Dr. Jacob: "You shouldn't just give your car keys to any old guy in a vest."
Karen: "How I do make it through a single motherfucking day? Why am I like this?"
Joss: "Are you rich? I am asking for two reasons."
Karen: "Don't do it, Lerner. She's a man-eater, Lerner."
Dr. Jacob: "Why would I want to live in this house?"
Joss: "Because of sex, of course! Why does anybody ever do anything? Why do we have jobs, go to school, wear clothes, eat food, drive cars, invent technology? It's all because of fucking! Fucking and fucking and fucking! Naked people doing it! And sex!
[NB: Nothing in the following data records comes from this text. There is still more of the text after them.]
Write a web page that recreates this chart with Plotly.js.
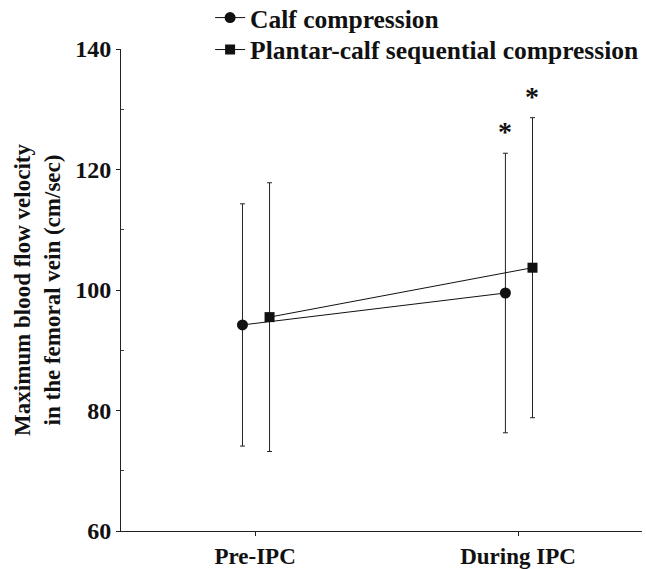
<!DOCTYPE html>
<html>
<head>
<meta charset="utf-8">
<script src="https://cdn.plot.ly/plotly-3.0.1.min.js"></script>
<style>html,body{margin:0;padding:0;background:#fff;}#chart{width:646px;height:569px;}</style>
</head>
<body>
<div id="chart"></div>
<script>
// Data
const categories = ["Pre-IPC", "During IPC"];
const calfMean = [94.2, 99.5];
const calfSD = [20.1, 23.2];
const plantarMean = [95.5, 103.7];
const plantarSD = [22.3, 24.9];
const seriesNames = ["Calf compression", "Plantar-calf sequential compression"];
const significant = [["", "*"], ["", "*"]];

// Styling / layout constants
const FONT = "Liberation Serif, Times New Roman, serif";
const catIdx = categories.map((c, i) => i);
const offCalf = -0.048, offPlant = 0.055;

const errStyle = (arr) => ({type: "data", array: arr, visible: true, color: "#222", thickness: 1, width: 2.5});

const traces = [
  {
    x: catIdx.map(i => i + offCalf), y: calfMean, name: seriesNames[0],
    mode: "lines+markers", type: "scatter", legend: "legend",
    line: {color: "#111", width: 1},
    marker: {symbol: "circle", size: 11, color: "#111"},
    error_y: errStyle(calfSD)
  },
  {
    x: catIdx.map(i => i + offPlant), y: plantarMean, name: seriesNames[1],
    mode: "lines+markers", type: "scatter", legend: "legend2",
    line: {color: "#111", width: 1},
    marker: {symbol: "square", size: 10, color: "#111"},
    error_y: errStyle(plantarSD)
  }
];

const annotations = [];
[[calfMean, calfSD, offCalf, 0], [plantarMean, plantarSD, offPlant, 1]].forEach(([m, sd, off, s]) => {
  m.forEach((v, i) => {
    if (significant[s][i]) {
      annotations.push({
        x: i + off, y: v + sd[i], xref: "x", yref: "y",
        text: significant[s][i], showarrow: false, yanchor: "bottom", yshift: 4,
        font: {family: FONT, size: 28, color: "#111"}
      });
    }
  });
});

const legendStyle = (y) => ({
  x: 0.171, y: y, xanchor: "left", yanchor: "middle",
  bgcolor: "rgba(0,0,0,0)",
  font: {family: FONT, size: 25.5, color: "#111", weight: "bold"},
  itemwidth: 30
});

const layout = {
  width: 646, height: 569,
  margin: {l: 121, r: 4, t: 49, b: 38, autoexpand: false},
  paper_bgcolor: "#fff", plot_bgcolor: "#fff",
  font: {family: FONT, color: "#111", size: 22, weight: "bold"},
  showlegend: true,
  legend: legendStyle(1.0643),
  legend2: legendStyle(0.998),
  xaxis: {
    range: [-0.51, 1.4715],
    tickvals: catIdx, ticktext: categories,
    showgrid: false, zeroline: false,
    showline: true, linecolor: "#222", linewidth: 1,
    ticks: "outside", ticklen: 4, tickcolor: "#222",
    tickfont: {family: FONT, size: 23, weight: "bold"}
  },
  yaxis: {
    range: [60, 140], tickvals: [60, 80, 100, 120, 140],
    showgrid: false, zeroline: false,
    showline: true, linecolor: "#222", linewidth: 1,
    ticks: "outside", ticklen: 4, tickcolor: "#222",
    minor: {tickvals: [70, 90, 110, 130], ticks: "inside", ticklen: 3, tickcolor: "#444"},
    tickfont: {family: FONT, size: 24, weight: "bold"},
    title: {text: "Maximum blood flow velocity<br>in the femoral vein (cm/sec)", standoff: 8,
            font: {family: FONT, size: 23, weight: "bold"}}
  },
  annotations: annotations
};

Plotly.newPlot("chart", traces, layout, {displayModeBar: false, staticPlot: true});
</script>
</body>
</html>
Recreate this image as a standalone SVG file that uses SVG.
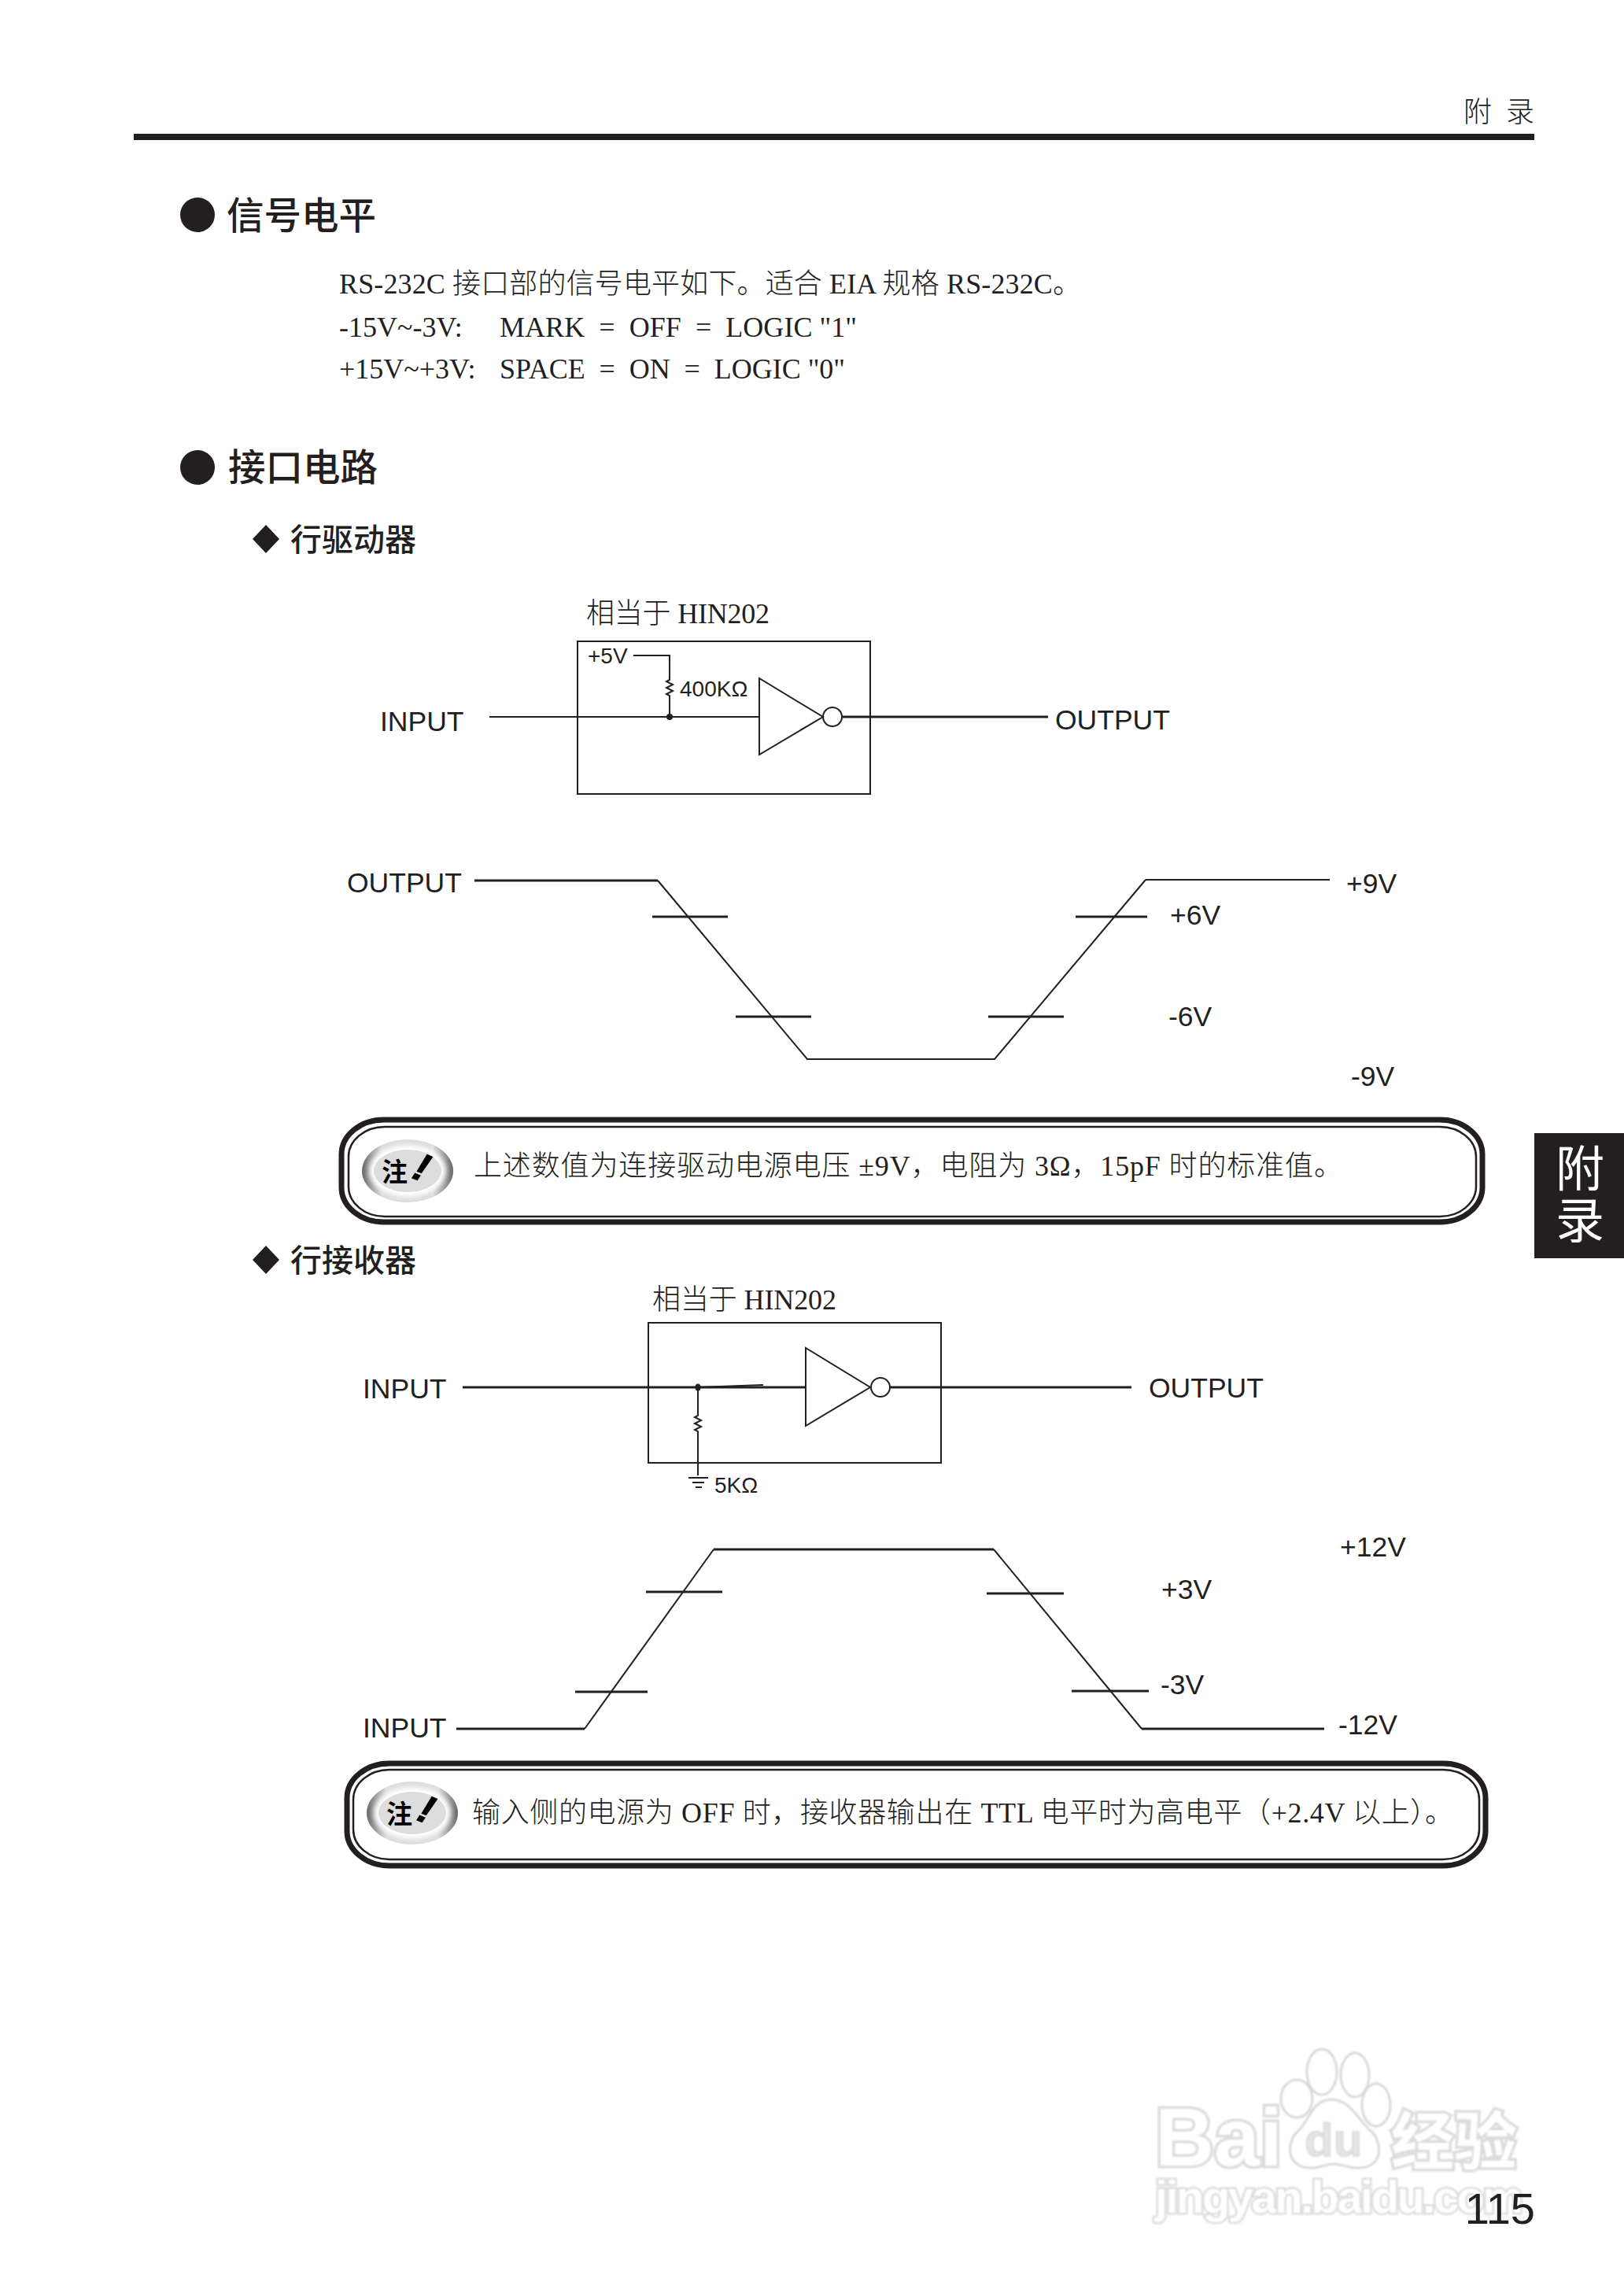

I got the Black Snake Moan! It's coming you guys! Oh no! And here I am at work!"
(Joss passes out on the floor from thinking about all the sex that you can have in this world, one hand crammed down her trousers.)
Dr. Jacob: "Nice friends you got, Karen."
Karen: "She's a head case. I wish I knew some mental health professionals I could send her to."
Olivier: "I am here to judge everybody. This is my French model girlfriend or something."
Joss: "Hang on, I just regained consciousness. Give it to me, doc. Tell me how I fucked up."
Olivier: "On the one hand, this is a brilliant idea. On the other, you expensed it all I'm sure. So hopefully that pays off for you."
Joss: "The catering was done by the asshole whose kitchen I live in, for starters..."
Olivier: "Very amusing. When I fire you, you are going to feel it."
Harry: "Night's still young, buck up."
Joss: "Buck off."
Harry: "Funny dialogue exchange, considered on its own. In context, you're an asshole."
Richard: "April? Why are you at this party? Why won't you fucking leave me alone?"
April: "Richard! I was just about to say the exact same thing, only pathetic!"
Richard: "Do you think your friend would sell this house to Lamar Odom? He plays a sport probably."
April: "Are you a fan of that sport Lamar Odom plays?"
Richard: "I am a writer about sports, including that one. He might also be married to a Kardashian."
April: "What makes you say that?"
Richard: "Well, he is a person. The odds are in my favor."
(Nailed it! Double nailed it! Well done, Jacob.)
Meanwhile there is a guy there who looks like Keith Richards, which Jacob Lerner jokes about by saying all the Rolling Stones things he can think of, such as "sticky fingers" and "I fucked David Bowie" and "smoking crack with your dad in it." He goes off to get them more drinks and think up more hilarious Stones puns -- as if Karen Kim has ever even heard of the Rolling Stones, or music, or anything -- and of course Sam calls: He has been in a DUI accident, which is what happens when you drop out of Brown.